Another book from Austin Kleon on 10 things nobody told you about being creative. It’s not only for artists, but for anyone looking to inject some creativity into their life and work. (read: all of us)

My Highlights

  • “Art is theft.” —Pablo Picasso
  • “Immature poets imitate; mature poets steal; bad poets deface what they take, and good poets make it into something better, or at least something different. The good poet welds his theft into a whole of feeling which is unique, utterly different from that from which it was torn.” —T. S. Eliot
  • It’s one of my theories that when people give you advice, they’re really just talking to themselves in the past.
  • How does an artist look at the world? First, you figure out what’s worth stealing, then you move on to the next thing.
  • when people call something “original,” nine out of ten times they just don’t know the references or the original sources involved.
  • All creative work builds on what came before. Nothing is completely original.
  • “Everything that needs to be said has already been said. But, since no one was listening, everything must be said again.”
  • “What is originality? Undetected plagiarism.” —William Ralph Inge
  • Every new idea is just a mashup or a remix of one or more previous ideas.
  • You are, in fact, a mashup of what you choose to let into your life. You are the sum of your influences.
  • The artist is a collector. Not a hoarder, mind you, there’s a difference: Hoarders collect indiscriminately, artists collect selectively. They only collect things that they really love.
  • Marcel Duchamp said, “I don’t believe in art. I believe in artists.” This is actually a pretty good method for studying—if you try to devour the history of your discipline all at once, you’ll choke.
  • Whether you’re in school or not, it’s always your job to get yourself an education.
  • Carry a notebook and a pen with you wherever you go. Get used to pulling it out and jotting down your thoughts and observations.

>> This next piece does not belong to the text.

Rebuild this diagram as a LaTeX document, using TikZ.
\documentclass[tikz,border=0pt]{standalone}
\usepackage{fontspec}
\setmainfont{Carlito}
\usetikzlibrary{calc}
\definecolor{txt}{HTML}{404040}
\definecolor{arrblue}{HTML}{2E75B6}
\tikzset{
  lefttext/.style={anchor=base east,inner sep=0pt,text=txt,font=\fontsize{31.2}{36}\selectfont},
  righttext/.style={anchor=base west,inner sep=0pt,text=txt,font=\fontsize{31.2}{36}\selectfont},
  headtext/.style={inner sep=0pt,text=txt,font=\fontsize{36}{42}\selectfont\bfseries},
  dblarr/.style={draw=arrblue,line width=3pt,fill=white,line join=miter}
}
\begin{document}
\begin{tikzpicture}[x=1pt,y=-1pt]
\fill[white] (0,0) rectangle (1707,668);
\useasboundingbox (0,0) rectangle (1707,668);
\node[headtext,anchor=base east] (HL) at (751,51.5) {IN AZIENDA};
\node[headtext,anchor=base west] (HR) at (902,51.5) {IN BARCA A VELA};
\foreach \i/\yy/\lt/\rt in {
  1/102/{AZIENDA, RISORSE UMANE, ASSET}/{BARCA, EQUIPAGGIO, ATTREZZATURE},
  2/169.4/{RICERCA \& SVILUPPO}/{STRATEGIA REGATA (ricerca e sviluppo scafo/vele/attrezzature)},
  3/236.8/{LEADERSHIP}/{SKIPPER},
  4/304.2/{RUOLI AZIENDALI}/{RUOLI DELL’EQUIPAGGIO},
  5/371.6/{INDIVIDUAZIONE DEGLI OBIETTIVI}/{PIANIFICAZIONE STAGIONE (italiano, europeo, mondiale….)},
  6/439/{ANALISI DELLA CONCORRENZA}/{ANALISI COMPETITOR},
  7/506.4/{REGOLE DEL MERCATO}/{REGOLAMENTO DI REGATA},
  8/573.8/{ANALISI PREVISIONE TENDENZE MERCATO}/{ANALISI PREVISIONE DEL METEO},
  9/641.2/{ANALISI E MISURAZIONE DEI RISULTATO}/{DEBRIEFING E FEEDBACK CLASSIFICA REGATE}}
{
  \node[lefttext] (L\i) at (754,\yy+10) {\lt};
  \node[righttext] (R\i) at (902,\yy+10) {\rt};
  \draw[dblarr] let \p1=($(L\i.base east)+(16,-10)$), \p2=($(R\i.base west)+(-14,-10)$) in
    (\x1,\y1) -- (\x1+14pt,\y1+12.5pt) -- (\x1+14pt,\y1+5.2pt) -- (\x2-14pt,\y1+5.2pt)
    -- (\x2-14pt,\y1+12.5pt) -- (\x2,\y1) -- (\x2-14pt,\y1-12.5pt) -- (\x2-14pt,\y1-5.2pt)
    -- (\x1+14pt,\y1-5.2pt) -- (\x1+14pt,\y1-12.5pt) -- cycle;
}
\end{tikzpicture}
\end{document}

  • Keep a swipe file. It’s just what it sounds like—a file to keep track of the stuff you’ve swiped from others. It can be digital or analog—it doesn’t matter what form it takes, as long as it works. You can keep a scrapbook and cut and paste things into it, or you can just take pictures of things with your camera phone.

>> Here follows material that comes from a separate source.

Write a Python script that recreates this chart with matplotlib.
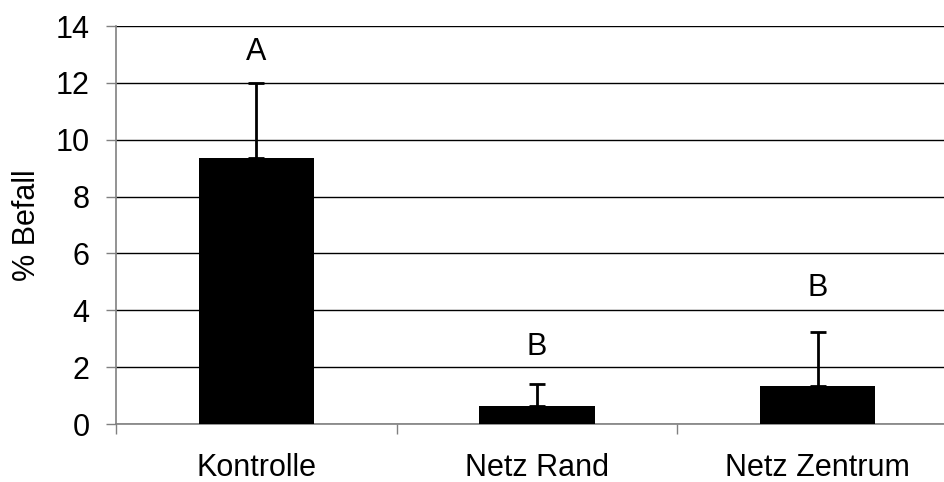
import matplotlib.pyplot as plt
import numpy as np

# Daten
kategorien = ['Kontrolle', 'Netz Rand', 'Netz Zentrum']
befall = [9.35, 0.63, 1.35]
fehler_oben = [2.65, 0.78, 1.88]
buchstaben = ['A', 'B', 'B']
buchstaben_y = [13.1, 2.7, 4.8]

plt.rcParams['font.family'] = ['Liberation Sans', 'DejaVu Sans']

fig = plt.figure(figsize=(9.45, 4.82), dpi=100)
ax = fig.add_axes([116 / 945, 58 / 482, 842 / 945, 398 / 482])

x = np.arange(len(kategorien))
ax.bar(x, befall, width=0.41, color='black', zorder=3)
ax.errorbar(x, befall, yerr=[np.zeros(len(x)), fehler_oben], fmt='none',
            ecolor='black', elinewidth=2, capsize=5.5, capthick=2, zorder=2)

for xi, b, yb in zip(x, buchstaben, buchstaben_y):
    ax.text(xi, yb, b, ha='center', va='center', fontsize=22)

ax.set_xlim(-0.5, len(kategorien) - 0.5)
ax.set_ylim(0, 14)
ax.set_yticks(np.arange(0, 15, 2))
ax.yaxis.grid(True, color='black', linewidth=1)
ax.set_axisbelow(True)

ax.set_xticks(x)
ax.set_xticklabels(kategorien, fontsize=22)
ax.set_xticks(np.arange(-0.5, len(kategorien)), minor=True)
ax.tick_params(axis='x', which='major', length=0, pad=21)
ax.tick_params(axis='x', which='minor', length=7, width=1, color='#808080')
ax.tick_params(axis='y', labelsize=22, length=7, width=1, color='#808080', pad=12)

for s in ['top', 'right']:
    ax.spines[s].set_visible(False)
for s in ['left', 'bottom']:
    ax.spines[s].set_color('#808080')
    ax.spines[s].set_linewidth(1.2)

ax.set_ylabel('% Befall', fontsize=22, labelpad=10)

fig.savefig('out.png', dpi=100)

  • Ask anybody doing truly creative work, and they’ll tell you the truth: They don’t know where the good stuff comes from. They just show up to do their thing. Every day.
  • Fake it ’til you make it.
  • “Start copying what you love. Copy copy copy copy. At the end of the copy you will find your self.” —Yohji Yamamoto
  • if you copy from one author, it’s plagiarism, but if you copy from many, it’s research.

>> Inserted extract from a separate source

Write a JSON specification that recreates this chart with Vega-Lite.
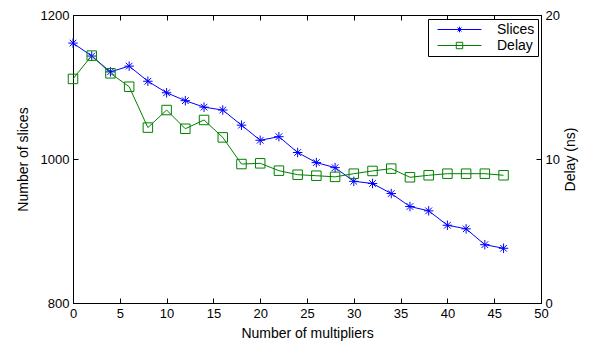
{
  "$schema": "https://vega.github.io/schema/vega-lite/v6.json",
  "width": 468,
  "height": 288,
  "autosize": {"type": "none"},
  "padding": {"left": 73, "top": 15, "right": 50, "bottom": 43},
  "background": "white",
  "config": {
    "font": "Liberation Sans",
    "view": {"stroke": "black", "strokeWidth": 1},
    "axis": {
      "grid": false,
      "labelFont": "Liberation Sans",
      "labelFontSize": 13,
      "labelColor": "black",
      "titleFont": "Liberation Sans",
      "titleFontSize": 14,
      "titleFontWeight": "normal",
      "titleColor": "black",
      "tickColor": "black",
      "domainColor": "black",
      "tickSize": -5,
      "labelPadding": 9,
      "labelFlush": false,
      "format": "d"
    },
    "legend": {
      "orient": "none",
      "legendX": 355,
      "legendY": 4,
      "strokeColor": "black",
      "fillColor": "white",
      "padding": 3,
      "labelFont": "Liberation Sans",
      "labelFontSize": 14,
      "labelColor": "black",
      "labelAlign": "left",
      "gridAlign": "all",
      "symbolSize": 196,
      "symbolStrokeWidth": 1,
      "symbolOpacity": 1,
      "symbolFillColor": "transparent",
      "symbolOffset": 21,
      "labelOffset": 30,
      "rowPadding": 1
    }
  },
  "data": {
    "values": [
      {"m": 0, "slices": 1161, "delay": 15.56},
      {"m": 2, "slices": 1143, "delay": 17.18},
      {"m": 4, "slices": 1121, "delay": 15.95},
      {"m": 6, "slices": 1129, "delay": 15.02},
      {"m": 8, "slices": 1108, "delay": 12.18},
      {"m": 10, "slices": 1092, "delay": 13.40},
      {"m": 12, "slices": 1081, "delay": 12.10},
      {"m": 14, "slices": 1072, "delay": 12.71},
      {"m": 16, "slices": 1068, "delay": 11.50},
      {"m": 18, "slices": 1047, "delay": 9.65},
      {"m": 20, "slices": 1026, "delay": 9.70},
      {"m": 22, "slices": 1031, "delay": 9.19},
      {"m": 24, "slices": 1009, "delay": 8.91},
      {"m": 26, "slices": 995, "delay": 8.84},
      {"m": 28, "slices": 988, "delay": 8.76},
      {"m": 30, "slices": 969, "delay": 8.98},
      {"m": 32, "slices": 966, "delay": 9.17},
      {"m": 34, "slices": 952, "delay": 9.33},
      {"m": 36, "slices": 934, "delay": 8.73},
      {"m": 38, "slices": 928, "delay": 8.87},
      {"m": 40, "slices": 908, "delay": 8.98},
      {"m": 42, "slices": 903, "delay": 8.98},
      {"m": 44, "slices": 881, "delay": 8.98},
      {"m": 46, "slices": 876, "delay": 8.87}
    ]
  },
  "layer": [
    {
      "encoding": {
        "x": {
          "field": "m",
          "type": "quantitative",
          "scale": {"domain": [0, 50], "nice": false},
          "axis": {"orient": "bottom", "values": [0, 5, 10, 15, 20, 25, 30, 35, 40, 45, 50], "title": "Number of multipliers", "titlePadding": 6}
        },
        "y": {
          "field": "slices",
          "type": "quantitative",
          "scale": {"domain": [800, 1200], "nice": false, "zero": false},
          "axis": {"orient": "left", "values": [800, 1000, 1200], "title": "Number of slices", "titlePadding": 10}
        },
        "stroke": {
          "datum": "Slices",
          "scale": {"domain": ["Slices", "Delay"], "range": ["#0000ff", "#008000"]},
          "legend": {"title": null}
        }
      },
      "layer": [
        {"mark": {"type": "line", "strokeWidth": 1}},
        {"mark": {"type": "point", "filled": false, "fillOpacity": 0, "shape": "M0,-1L0,1M-1,0L1,0M-0.7,-0.7L0.7,0.7M-0.7,0.7L0.7,-0.7", "size": 90, "strokeWidth": 1, "opacity": 1}},
        {
          "mark": {"type": "point", "filled": false, "opacity": 0, "size": 196},
          "encoding": {
            "shape": {
              "datum": "Slices",
              "scale": {"domain": ["Slices", "Delay"], "range": ["M-3.14,0L3.14,0M0,-0.4L0,0.4M-0.4,0L0.4,0M-0.28,-0.28L0.28,0.28M-0.28,0.28L0.28,-0.28", "M-3.14,0L3.14,0M-0.46,-0.46L0.46,-0.46L0.46,0.46L-0.46,0.46Z"]},
              "legend": {"title": null}
            }
          }
        }
      ]
    },
    {
      "encoding": {
        "x": {
          "field": "m",
          "type": "quantitative",
          "axis": {"orient": "top", "values": [0, 5, 10, 15, 20, 25, 30, 35, 40, 45, 50], "labels": false, "title": null, "domain": false}
        },
        "y": {
          "field": "delay",
          "type": "quantitative",
          "scale": {"domain": [0, 20], "nice": false},
          "axis": {"orient": "right", "values": [0, 10, 20], "title": "Delay (ns)", "titleAngle": 270, "titlePadding": 18}
        },
        "stroke": {"datum": "Delay"}
      },
      "layer": [
        {"mark": {"type": "line", "strokeWidth": 1}},
        {"mark": {"type": "point", "filled": false, "fillOpacity": 0, "shape": "square", "size": 90, "strokeWidth": 1, "opacity": 1}},
        {
          "mark": {"type": "point", "filled": false, "opacity": 0, "size": 196},
          "encoding": {"shape": {"datum": "Delay"}}
        }
      ]
    }
  ],
  "resolve": {"scale": {"y": "independent"}, "axis": {"x": "independent"}}
}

  • What to copy is a little bit trickier. Don’t just steal the style, steal the thinking behind the style.
  • In the end, merely imitating your heroes is not flattering them. Transforming their work into something of your own is how you flatter them. Adding something to the world that only you can add.
  • The best advice is not to write what you know, it’s to write what you like.
  • The computer is really good for editing your ideas, and it’s really good for getting your ideas ready for publishing out into the world, but it’s not really good for generating ideas.
  • “The work you do while you procrastinate is probably the work you should be doing for the rest of your life.” —Jessica Hische
  • Practice productive procrastination.
  • If you have two or three real passions, don’t feel like you have to pick and choose between them. Don’t discard. Keep all your passions in your life.
  • Enjoy your obscurity while it lasts. Use it.
  • If there was a secret formula for becoming known, I would give it to you. But there’s only one not-so-secret formula that I know: Do good work and share it with people. It’s a two-step process. Step one, “do good work,” is incredibly hard. There are no shortcuts. Make stuff every day. Know you’re going to suck for a while. Fail. Get better. Step two, “share it with people,” was really hard up until about ten years ago or so. Now, it’s very simple: “Put your stuff on the Internet.”
  • Think about what you have to share that could be of some value to people. Share a handy tip you’ve discovered while working. Or a link to an interesting article. Mention a good book you’re reading.
  • At some point, when you can do it, you have to leave home. You can always come back, but you have to leave at least once.
  • The best way to make friends on the Internet? Say nice things about them.
  • “Find the most talented person in the room, and if it’s not you, go stand next to him. Hang out with him. Try to be helpful.”
  • If you ever find that you’re the most talented person in the room, you need to find another room.
  • “Quit picking fights on Twitter and go make something!”
  • I recommend public fan letters.
  • get comfortable with being misunderstood, disparaged, or ignored—the trick is to be too busy doing your work to care.
  • Instead of keeping a rejection file, keep a praise file.
  • “Be regular and orderly in your life, so that you may be violent and original in your work.” —Gustave Flaubert
  • Neil Young sang, “It’s better to burn out than to fade away.” I say it’s better to burn slow and see your grandkids.
  • Make yourself a budget. Live within your means.
  • The truth is that even if you’re lucky enough to make a living off doing what you truly love, it will probably take you a while to get to that point. Until then, you’ll need a day job.
  • Establishing and keeping a routine can be even more important than having a lot of time.
  • Get a calendar. Fill the boxes. Don’t break the chain.
  • Just as you need a chart of future events, you also need a chart of past events. A logbook isn’t necessarily a diary or a journal, it’s just a little book in which you list the things you do every day.
  • “If you ask yourself ‘What’s the best thing that happened today?’ it actually forces a certain kind of cheerful retrospection that pulls up from the recent past things to write about that you wouldn’t otherwise think about.
  • Who you marry is the most important decision you’ll ever make. And “marry well” doesn’t just mean your life partner—it also means who you do business with, who you befriend, who you choose to be around.
  • In this age of information abundance and overload, those who get ahead will be the folks who figure out what to leave out, so they can concentrate on what’s really important to them.
  • The way to get over creative block is to simply place some constraints on yourself.